Via leur épargne salariale, les salariés sont actionnaires, et 2 fois par an, en comité de suivi de l’activité des 9 sociétés de gestion ayant obtenu le label, le CIES contrôle ce qui est fait de leurs investissements. Une attention particulière est portée sur les votes fait par la société de gestion aux Assemblées Générales des entreprises présentes dans les fonds labellisés. Via ce vote, on peut donc avoir une influence sur des décisions liées à la rémunération des dirigeants, les questions de gouvernance, des enjeux liés à la transition écologique et énergétique, aux droits humains etc… En somme, nous cherchons avant tout à faire pression pour que les entreprises s’améliorent.
Et si le CIES trouve qu’un fonds n’est pas assez proactif pour défendre ses demandes auprès d’une entreprise ?
Le cas échéant, le CIES peut leur retirer le label. C’est une sanction lourde pour les sociétés de gestion, car ce label est un facteur de vente : les syndicats communiquent en interne auprès des salariés, pour qu’ils investissent dans les produits financiers des fonds qui sont labélisés. Là encore, rappelons que le CIES labellise aujourd’hui 40 milliards d’euros d’épargne salariale. Il est pris au sérieux par les fonds d’investissement et les entreprises: ils savent que perdre notre certification ne serait pas sans conséquences économiques, ainsi que pour leur réputation .
L’épargne salariale est aussi l’une des pierres angulaires de l’économie sociale et solidaire (ESS)…

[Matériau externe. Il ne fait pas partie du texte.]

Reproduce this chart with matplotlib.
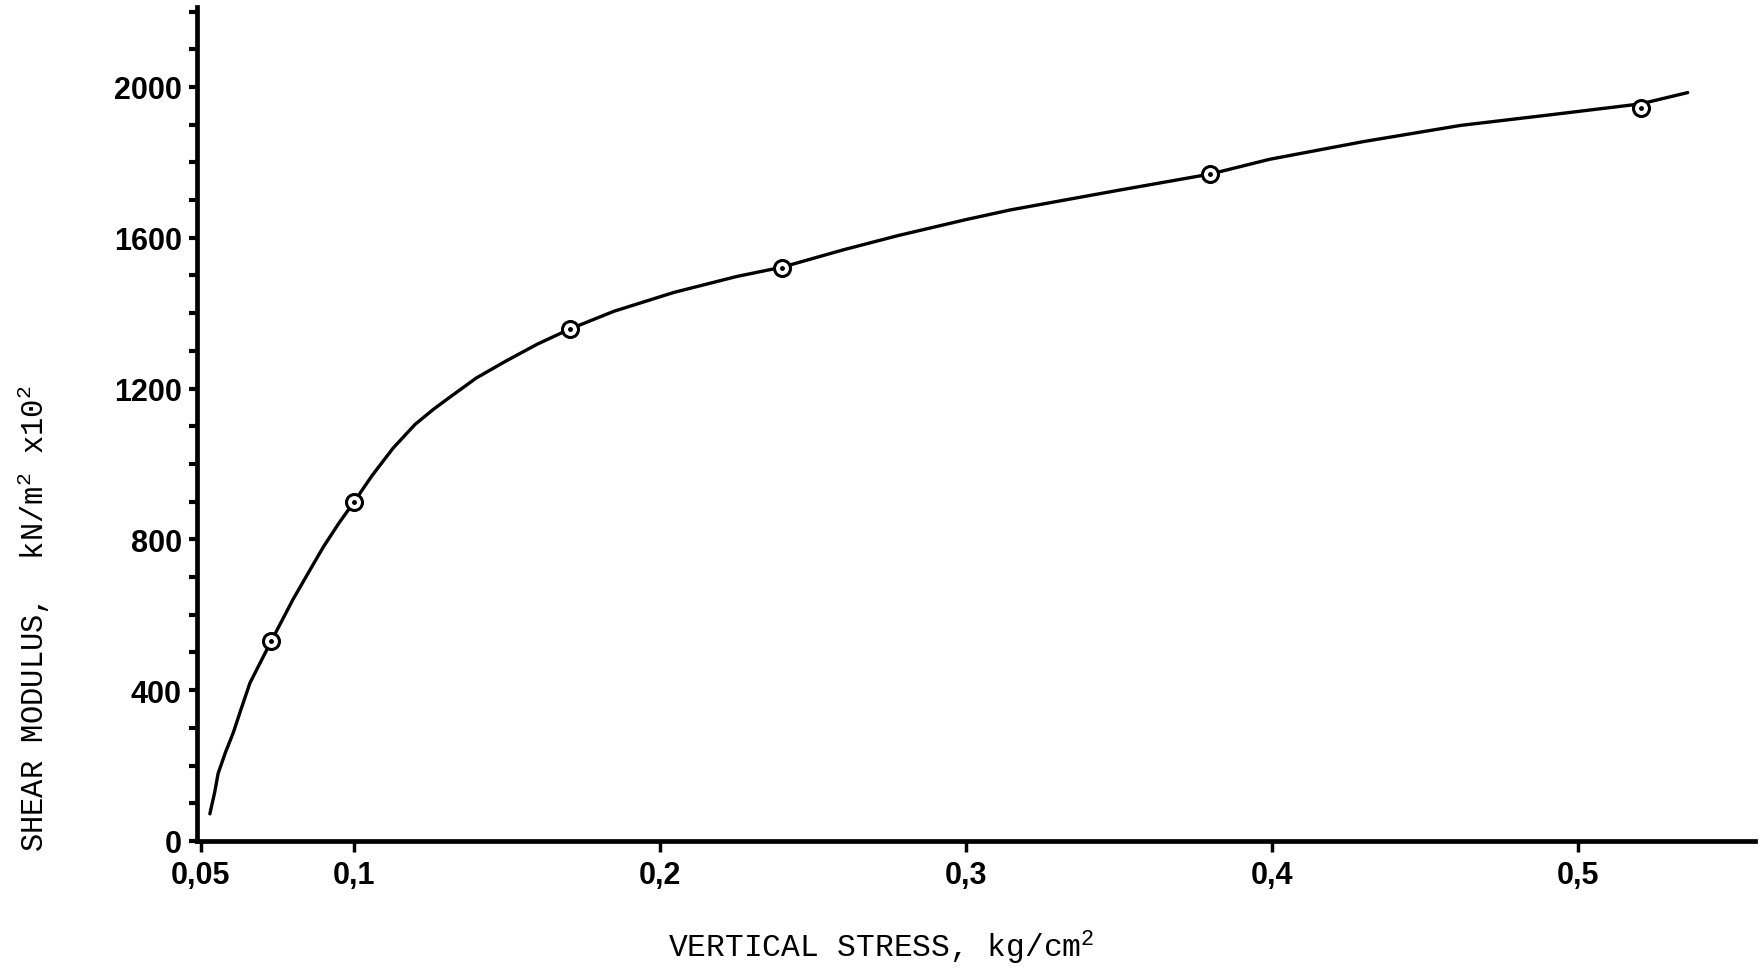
import matplotlib
matplotlib.use("Agg")
import matplotlib.pyplot as plt
from matplotlib.ticker import MultipleLocator, FixedLocator, FixedFormatter

# measured points (vertical stress kg/cm2, shear modulus kN/m2 x10^2)
stress_pts = [0.073, 0.100, 0.1706, 0.240, 0.380, 0.5206]
modulus_pts = [530, 899, 1358, 1520, 1769, 1945]

# hand-drawn fitted curve
curve_x = [0.0529, 0.0545, 0.0556, 0.0580, 0.0605, 0.0632, 0.0660, 0.0695,
           0.0729, 0.0765, 0.0801, 0.0850, 0.0900, 0.0950, 0.1000, 0.1060,
           0.1128, 0.1200, 0.1260, 0.1310, 0.1400, 0.1497, 0.1600, 0.1706,
           0.1850, 0.2046, 0.2250, 0.2400, 0.2600, 0.2780, 0.3000, 0.3147,
           0.3500, 0.3800, 0.3993, 0.4300, 0.4618, 0.4900, 0.5206, 0.5360]
curve_y = [72, 130, 179, 235, 286, 352, 419, 475,
           529, 585, 641, 710, 780, 842, 899, 970,
           1042, 1105, 1145, 1175, 1228, 1273, 1318, 1358,
           1405, 1455, 1497, 1522, 1568, 1606, 1648, 1674,
           1726, 1769, 1808, 1855, 1898, 1925, 1955, 1985]

xticks = [0.05, 0.1, 0.2, 0.3, 0.4, 0.5]
xticklabels = ["0,05", "0,1", "0,2", "0,3", "0,4", "0,5"]
yticks = [0, 400, 800, 1200, 1600, 2000]
yticklabels = ["0", "400", "800", "1200", "1600", "2000"]

plt.rcParams['mathtext.default'] = 'regular'

W, H = 1762, 970
fig = plt.figure(figsize=(W / 100, H / 100), dpi=100)
ax = fig.add_axes([197 / W, 1 - 842 / H, (1755 - 197) / W, (842 - 8) / H])

ax.plot(curve_x, curve_y, color="black", lw=2.4, solid_capstyle="round",
        solid_joinstyle="round", zorder=2)
ax.plot(stress_pts, modulus_pts, linestyle="none", marker="o", ms=11.5,
        mfc="white", mec="black", mew=2.2, zorder=3)
ax.plot(stress_pts, modulus_pts, linestyle="none", marker="o", ms=2.5,
        mfc="black", mec="black", zorder=4)

ax.set_xlim(0.0487, 0.558)
ax.set_ylim(0, 2212)

for side in ["top", "right"]:
    ax.spines[side].set_visible(False)
for side in ["left", "bottom"]:
    ax.spines[side].set_linewidth(3.4)

ax.xaxis.set_major_locator(FixedLocator(xticks))
ax.xaxis.set_major_formatter(FixedFormatter(xticklabels))
ax.yaxis.set_major_locator(FixedLocator(yticks))
ax.yaxis.set_major_formatter(FixedFormatter(yticklabels))
ax.yaxis.set_minor_locator(MultipleLocator(100))

ax.tick_params(axis="x", which="major", direction="out", length=8, width=2.5,
               pad=6, labelsize=22)
ax.tick_params(axis="y", which="major", direction="out", length=6, width=3,
               pad=5, labelsize=22)
ax.tick_params(axis="y", which="minor", direction="out", length=6, width=3)
for lbl in ax.get_xticklabels() + ax.get_yticklabels():
    lbl.set_fontfamily("Liberation Sans")
    lbl.set_fontweight("bold")

fig.text(668 / W, 1 - 958 / H, "VERTICAL STRESS, kg/cm$^{2}$",
         family="Liberation Mono", fontsize=22.5, ha="left", va="baseline")
fig.text(34 / W, 1 - 619 / H, "SHEAR MODULUS,  kN/m$^{2}$ x10$^{2}$",
         family="Liberation Mono", fontsize=22, ha="center", va="center",
         rotation=90)

fig.savefig("out.png", dpi=100, facecolor="white")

Absolument. L’épargne salariale est même le premier pourvoyeur de capitaux des entreprises de l’ESS, dont, pour rappel, l’ambition sociale doit être une composante majeure de leur raison d’être. Ici, le rôle du CIES, c’est donc de s’assurer que les fonds consacrés au financement de l’économie sociale et solidaire sont bien redirigés vers des entreprises et initiatives qui respectent les principes et engagements qui caractérisent l’ESS.

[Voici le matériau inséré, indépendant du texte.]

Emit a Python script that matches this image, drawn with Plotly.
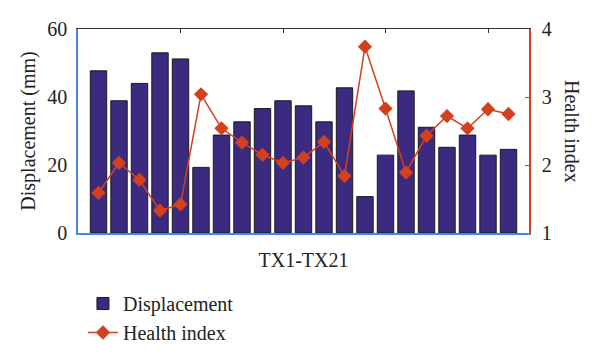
import plotly.graph_objects as go

categories = list(range(1, 22))
displacement = [47.7, 38.9, 44.0, 53.0, 51.2, 19.3, 28.8, 32.7, 36.6, 38.9, 37.4,
                32.7, 42.7, 10.7, 22.9, 41.8, 31.1, 25.2, 28.8, 22.9, 24.6]
health_index = [1.59, 2.03, 1.78, 1.33, 1.42, 3.04, 2.54, 2.33, 2.15, 2.03, 2.11,
                2.34, 1.84, 3.74, 2.83, 1.89, 2.43, 2.72, 2.54, 2.82, 2.75]
left_ticks = [0, 20, 40, 60]
right_ticks = [1, 2, 3, 4]
top_ticks = [5, 10, 15, 20]

BAR = "#3b2a80"
RED = "#d2401e"
BLUE = "#4a86d8"
FONT = "Liberation Serif"

fig = go.Figure()
fig.add_trace(go.Bar(x=categories, y=displacement, name="Displacement", width=0.8,
                     marker=dict(color=BAR, line=dict(color="#1a1a1a", width=1)),
                     yaxis="y"))
fig.add_trace(go.Scatter(x=categories, y=health_index, name="Health index", mode="lines+markers",
                         line=dict(color=RED, width=1.5),
                         marker=dict(symbol="diamond", size=11, color=RED),
                         yaxis="y2"))
fig.add_trace(go.Scatter(x=[None], y=[None], xaxis="x2", showlegend=False, hoverinfo="skip"))

fig.update_layout(
    width=600, height=363,
    margin=dict(l=70, r=79, t=21, b=138, autoexpand=False),
    paper_bgcolor="white", plot_bgcolor="white",
    font=dict(family=FONT, size=20, color="#222"),
    bargap=0.2,
    xaxis=dict(range=[0, 22], showline=True, linecolor=BLUE, linewidth=1.5, automargin=False,
               showticklabels=False, ticks="", showgrid=False, zeroline=False,
               title=dict(text="TX1-TX21", standoff=19, font=dict(size=20))),
    xaxis2=dict(range=[0, 22], overlaying="x", side="top", anchor="y", showline=True,
                automargin=False,
                linecolor="#333", linewidth=1, ticks="inside", ticklen=4, tickcolor="#333",
                tickvals=top_ticks, showticklabels=False, showgrid=False, zeroline=False),
    yaxis=dict(range=[0, 60], tickvals=left_ticks, showline=True, linecolor=BLUE, linewidth=1.5,
               ticks="", showgrid=False, zeroline=False, automargin=False,
               ticklabelstandoff=5,
               title=dict(text="Displacement (mm)", standoff=6, font=dict(size=20))),
    yaxis2=dict(range=[1, 4], tickvals=right_ticks, overlaying="y", side="right", anchor="x",
                showline=True, linecolor=RED, linewidth=1.5, ticks="inside", ticklen=4,
                automargin=False, ticklabelstandoff=7,
                tickcolor=RED, showgrid=False, zeroline=False),
    legend=dict(x=0.011, y=-0.25, xanchor="left", yanchor="top", bgcolor="rgba(0,0,0,0)",
                font=dict(size=20), tracegroupgap=2),
    annotations=[dict(text="Health index", xref="paper", yref="paper", x=1.0, y=0.5,
                      xshift=56, showarrow=False, textangle=90, font=dict(size=20))],
)

fig.write_html("out.html")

Pour finir, le CIES a également étoffé cet été le cahier de charges qu’il transmet aux fonds d’investissement. Quelles nouvelles évolutions y ont été intégrées ?
Nous demandons notamment aux sociétés de gestion un suivi renforcé, avec l’identification des optimisations fiscales abusives et préjudiciables aux salariés et au développement durable. Nous avons aussi formellement exclu les énergies fossiles non conventionnelles et le charbon des investissements mobilisables via l’épargne salariale qui est soumise à notre contrôle. En somme, nos exigences augmentent. Ces évolutions sont aussi en phase avec la mentalité des travailleurs : si l’épargne salariale responsable connaît un succès croissant, c’est précisément parce que les salariés sont de plus en plus sensibilisés au respect de critères sociaux et environnementaux, de la part des entreprises.